>> Begin

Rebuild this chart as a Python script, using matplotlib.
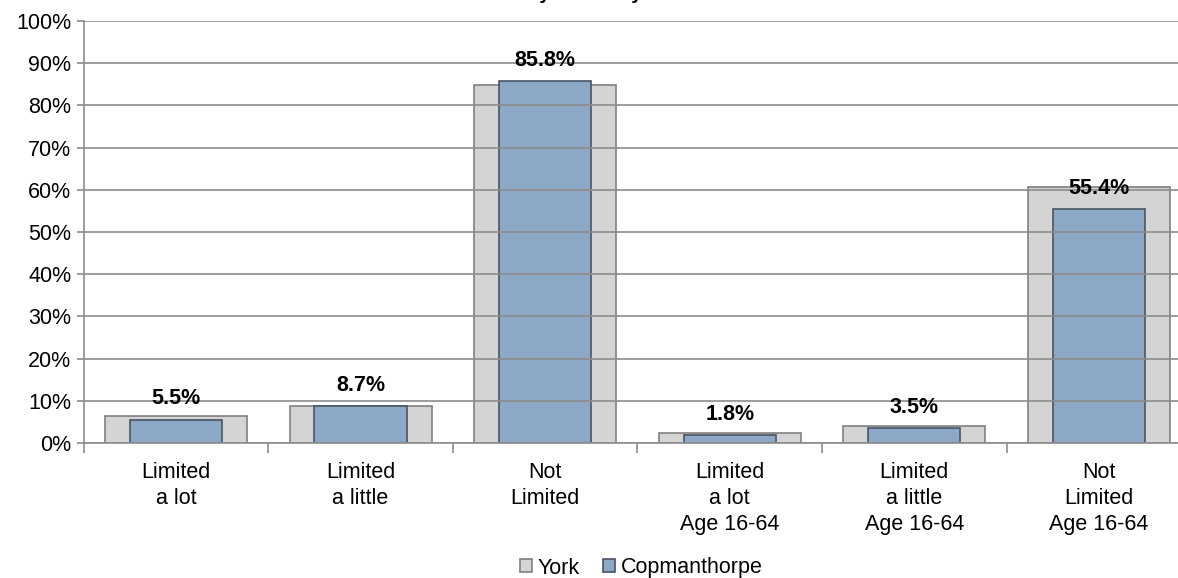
import matplotlib
matplotlib.use("Agg")
import matplotlib.pyplot as plt
import numpy as np

plt.rcParams['font.family'] = ['Liberation Sans', 'DejaVu Sans']

categories = ["Limited\na lot", "Limited\na little", "Not\nLimited",
              "Limited\na lot\nAge 16-64", "Limited\na little\nAge 16-64",
              "Not\nLimited\nAge 16-64"]
york = [6.5, 8.8, 84.8, 2.4, 4.0, 60.6]
copmanthorpe = [5.5, 8.7, 85.8, 1.8, 3.5, 55.4]
yticks = [0, 10, 20, 30, 40, 50, 60, 70, 80, 90, 100]

fig = plt.figure(figsize=(11.78, 5.78), dpi=100)
# plot area runs a little past the right edge, as in the original
ax = fig.add_axes([0.0711, 0.2336, 0.940, 0.730])

x = np.arange(len(categories))
ax.bar(x, york, width=0.77, color="#D4D4D4", edgecolor="#808080",
       linewidth=1.2, label="York", zorder=1)
ax.bar(x, copmanthorpe, width=0.50, color="#8DA8C7", edgecolor="#4A5463",
       linewidth=1.2, label="Copmanthorpe", zorder=2)

for xi, v in zip(x, copmanthorpe):
    ax.annotate("{:.1f}%".format(v), (xi, v), xytext=(0, 15),
                textcoords="offset points", ha="center", va="center",
                fontsize=15.5, fontweight="bold", zorder=5)

ax.set_xlim(-0.5, len(categories) - 0.5)
ax.set_ylim(0, 100)
ax.set_yticks(yticks)
ax.set_yticklabels(["{}%".format(t) for t in yticks], fontsize=15.5)
ax.yaxis.grid(True, color="#8C8C8C", linewidth=1.2, zorder=3)
ax.set_axisbelow(False)
ax.tick_params(axis="y", length=5, color="#8C8C8C", width=1.2, pad=4)

ax.set_xticks(x)
ax.set_xticklabels(categories, fontsize=15.5, linespacing=1.31, va="top")
ax.tick_params(axis="x", which="major", length=0, pad=14)
ax.set_xticks(np.arange(len(categories) + 1) - 0.5, minor=True)
ax.tick_params(axis="x", which="minor", length=7, color="#8C8C8C", width=1.2)

for s in ["top", "right"]:
    ax.spines[s].set_visible(False)
ax.spines["left"].set_color("#8C8C8C")
ax.spines["left"].set_linewidth(1.2)
ax.spines["bottom"].set_color("#8C8C8C")
ax.spines["bottom"].set_linewidth(1.2)

# title sits above the visible area, only its descenders show
fig.text(502 / 1178, 1 + 1 / 578, "Activities Limited by Disability", ha="center",
         va="baseline", fontsize=14, fontweight="bold")

fig.legend(loc="center", bbox_to_anchor=(0.5445, 1 - 568 / 578), ncol=2,
           frameon=False, fontsize=15.5, handlelength=0.55, handleheight=0.55,
           handletextpad=0.25, columnspacing=1.1)

fig.savefig("out.png", dpi=100)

>> End

Quote the data above in full and without alteration; skip the pictures.

§ FINISHED EXERCISE:
Rebuild this chart as a Python script, using matplotlib.
import matplotlib
matplotlib.use("Agg")
import matplotlib.pyplot as plt
import numpy as np

plt.rcParams['font.family'] = ['Liberation Sans', 'DejaVu Sans']

categories = ["Limited\na lot", "Limited\na little", "Not\nLimited",
              "Limited\na lot\nAge 16-64", "Limited\na little\nAge 16-64",
              "Not\nLimited\nAge 16-64"]
york = [6.5, 8.8, 84.8, 2.4, 4.0, 60.6]
copmanthorpe = [5.5, 8.7, 85.8, 1.8, 3.5, 55.4]
yticks = [0, 10, 20, 30, 40, 50, 60, 70, 80, 90, 100]

fig = plt.figure(figsize=(11.78, 5.78), dpi=100)
# plot area runs a little past the right edge, as in the original
ax = fig.add_axes([0.0711, 0.2336, 0.940, 0.730])

x = np.arange(len(categories))
ax.bar(x, york, width=0.77, color="#D4D4D4", edgecolor="#808080",
       linewidth=1.2, label="York", zorder=1)
ax.bar(x, copmanthorpe, width=0.50, color="#8DA8C7", edgecolor="#4A5463",
       linewidth=1.2, label="Copmanthorpe", zorder=2)

for xi, v in zip(x, copmanthorpe):
    ax.annotate("{:.1f}%".format(v), (xi, v), xytext=(0, 15),
                textcoords="offset points", ha="center", va="center",
                fontsize=15.5, fontweight="bold", zorder=5)

ax.set_xlim(-0.5, len(categories) - 0.5)
ax.set_ylim(0, 100)
ax.set_yticks(yticks)
ax.set_yticklabels(["{}%".format(t) for t in yticks], fontsize=15.5)
ax.yaxis.grid(True, color="#8C8C8C", linewidth=1.2, zorder=3)
ax.set_axisbelow(False)
ax.tick_params(axis="y", length=5, color="#8C8C8C", width=1.2, pad=4)

ax.set_xticks(x)
ax.set_xticklabels(categories, fontsize=15.5, linespacing=1.31, va="top")
ax.tick_params(axis="x", which="major", length=0, pad=14)
ax.set_xticks(np.arange(len(categories) + 1) - 0.5, minor=True)
ax.tick_params(axis="x", which="minor", length=7, color="#8C8C8C", width=1.2)

for s in ["top", "right"]:
    ax.spines[s].set_visible(False)
ax.spines["left"].set_color("#8C8C8C")
ax.spines["left"].set_linewidth(1.2)
ax.spines["bottom"].set_color("#8C8C8C")
ax.spines["bottom"].set_linewidth(1.2)

# title sits above the visible area, only its descenders show
fig.text(502 / 1178, 1 + 1 / 578, "Activities Limited by Disability", ha="center",
         va="baseline", fontsize=14, fontweight="bold")

fig.legend(loc="center", bbox_to_anchor=(0.5445, 1 - 568 / 578), ncol=2,
           frameon=False, fontsize=15.5, handlelength=0.55, handleheight=0.55,
           handletextpad=0.25, columnspacing=1.1)

fig.savefig("out.png", dpi=100)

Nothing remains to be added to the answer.